--- Collected material ---
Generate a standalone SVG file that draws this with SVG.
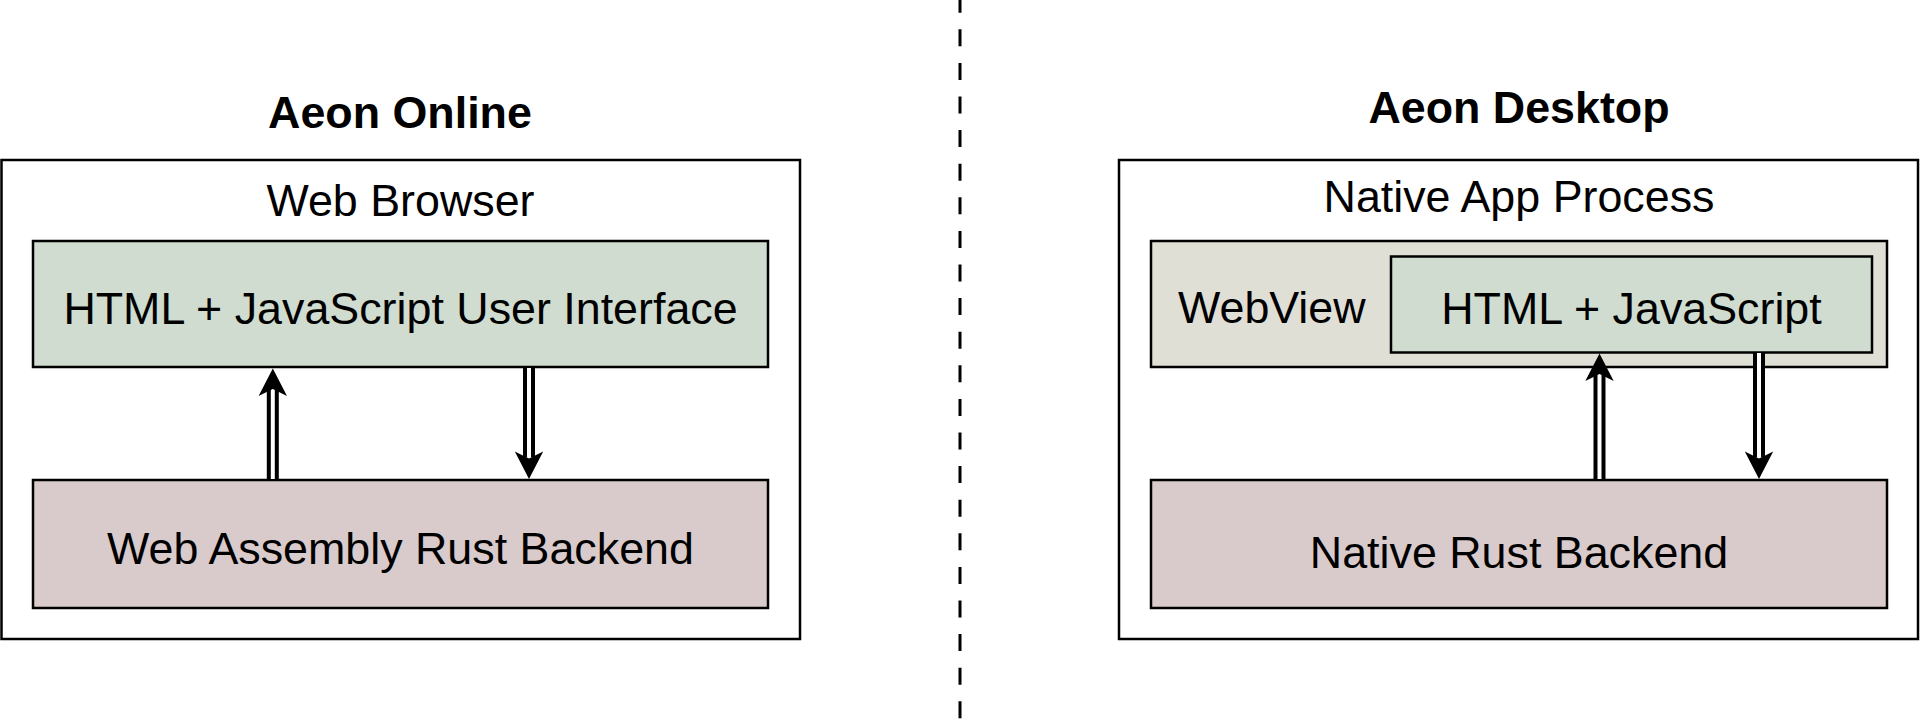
<svg xmlns="http://www.w3.org/2000/svg" width="1920" height="721" viewBox="0 0 1920 721">
<style>
.box{stroke:#000;stroke-width:2.5}
.outer{fill:#fff}
.green{fill:#cfdccf}
.beige{fill:#dfdfd6}
.pink{fill:#d9cbcb}
text{font-family:"Liberation Sans",Arial,sans-serif;font-size:44.8px;fill:#000}
.title{font-weight:bold}
.mid{text-anchor:middle}
.shaft{fill:none;stroke:#000;stroke-width:12}
.inner{fill:none;stroke:#fff;stroke-width:4}
.head{fill:#000;stroke:none}
</style>
<rect width="1920" height="721" fill="#fff"/>
<line x1="960" y1="0" x2="960" y2="721" stroke="#000" stroke-width="3" stroke-dasharray="17 16.6" stroke-dashoffset="4.3"/>

<g id="online">
<text class="title mid" x="400" y="128">Aeon Online</text>
<g id="web-browser">
<rect class="box outer" x="1.5" y="160" width="798.5" height="479"/>
<text class="mid" x="400.5" y="215.5">Web Browser</text>
</g>
<g id="html-js-ui">
<rect class="box green" x="33" y="241" width="735" height="126"/>
<text class="mid" x="400.5" y="324">HTML + JavaScript User Interface</text>
</g>
<g id="wasm-backend">
<rect class="box pink" x="33" y="480" width="735" height="128"/>
<text class="mid" x="400.5" y="564">Web Assembly Rust Backend</text>
</g>
</g>

<g id="desktop">
<text class="title mid" x="1519" y="123">Aeon Desktop</text>
<g id="native-app-process">
<rect class="box outer" x="1119" y="160" width="799" height="479"/>
<text class="mid" x="1519" y="211.5">Native App Process</text>
</g>
<g id="webview">
<rect class="box beige" x="1151" y="241" width="736" height="126"/>
<text x="1178" y="323">WebView</text>
</g>
<g id="html-js">
<rect class="box green" x="1391" y="256.5" width="481" height="96"/>
<text class="mid" x="1631.5" y="324">HTML + JavaScript</text>
</g>
<g id="native-backend">
<rect class="box pink" x="1151" y="480" width="736" height="128"/>
<text class="mid" x="1519" y="568">Native Rust Backend</text>
</g>
</g>

<g id="connectors">
<path class="shaft" d="M272.8 479 V390"/>
<path class="inner" d="M272.8 479 V390"/>
<path class="head" d="M272.8 368.5 L287 396 L272.8 389 L258.6 396 Z"/>

<path class="shaft" d="M529 368 V457"/>
<path class="inner" d="M529 368 V457"/>
<path class="head" d="M529 479 L543.2 451.5 L529 458.5 L514.8 451.5 Z"/>

<path class="shaft" d="M1599.5 479 V375"/>
<path class="inner" d="M1599.5 479 V375"/>
<path class="head" d="M1599.5 353.5 L1613.7 381 L1599.5 374 L1585.3 381 Z"/>

<path class="shaft" d="M1759 353 V457"/>
<path class="inner" d="M1759 353 V457"/>
<path class="head" d="M1759 479 L1773.2 451.5 L1759 458.5 L1744.8 451.5 Z"/>
</g>
</svg>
---
Aim: What is needed is an exact reproduction of the data, pictures excluded.

Worked answer:
Generate a standalone SVG file that draws this with SVG.
<svg xmlns="http://www.w3.org/2000/svg" width="1920" height="721" viewBox="0 0 1920 721">
<style>
.box{stroke:#000;stroke-width:2.5}
.outer{fill:#fff}
.green{fill:#cfdccf}
.beige{fill:#dfdfd6}
.pink{fill:#d9cbcb}
text{font-family:"Liberation Sans",Arial,sans-serif;font-size:44.8px;fill:#000}
.title{font-weight:bold}
.mid{text-anchor:middle}
.shaft{fill:none;stroke:#000;stroke-width:12}
.inner{fill:none;stroke:#fff;stroke-width:4}
.head{fill:#000;stroke:none}
</style>
<rect width="1920" height="721" fill="#fff"/>
<line x1="960" y1="0" x2="960" y2="721" stroke="#000" stroke-width="3" stroke-dasharray="17 16.6" stroke-dashoffset="4.3"/>

<g id="online">
<text class="title mid" x="400" y="128">Aeon Online</text>
<g id="web-browser">
<rect class="box outer" x="1.5" y="160" width="798.5" height="479"/>
<text class="mid" x="400.5" y="215.5">Web Browser</text>
</g>
<g id="html-js-ui">
<rect class="box green" x="33" y="241" width="735" height="126"/>
<text class="mid" x="400.5" y="324">HTML + JavaScript User Interface</text>
</g>
<g id="wasm-backend">
<rect class="box pink" x="33" y="480" width="735" height="128"/>
<text class="mid" x="400.5" y="564">Web Assembly Rust Backend</text>
</g>
</g>

<g id="desktop">
<text class="title mid" x="1519" y="123">Aeon Desktop</text>
<g id="native-app-process">
<rect class="box outer" x="1119" y="160" width="799" height="479"/>
<text class="mid" x="1519" y="211.5">Native App Process</text>
</g>
<g id="webview">
<rect class="box beige" x="1151" y="241" width="736" height="126"/>
<text x="1178" y="323">WebView</text>
</g>
<g id="html-js">
<rect class="box green" x="1391" y="256.5" width="481" height="96"/>
<text class="mid" x="1631.5" y="324">HTML + JavaScript</text>
</g>
<g id="native-backend">
<rect class="box pink" x="1151" y="480" width="736" height="128"/>
<text class="mid" x="1519" y="568">Native Rust Backend</text>
</g>
</g>

<g id="connectors">
<path class="shaft" d="M272.8 479 V390"/>
<path class="inner" d="M272.8 479 V390"/>
<path class="head" d="M272.8 368.5 L287 396 L272.8 389 L258.6 396 Z"/>

<path class="shaft" d="M529 368 V457"/>
<path class="inner" d="M529 368 V457"/>
<path class="head" d="M529 479 L543.2 451.5 L529 458.5 L514.8 451.5 Z"/>

<path class="shaft" d="M1599.5 479 V375"/>
<path class="inner" d="M1599.5 479 V375"/>
<path class="head" d="M1599.5 353.5 L1613.7 381 L1599.5 374 L1585.3 381 Z"/>

<path class="shaft" d="M1759 353 V457"/>
<path class="inner" d="M1759 353 V457"/>
<path class="head" d="M1759 479 L1773.2 451.5 L1759 458.5 L1744.8 451.5 Z"/>
</g>
</svg>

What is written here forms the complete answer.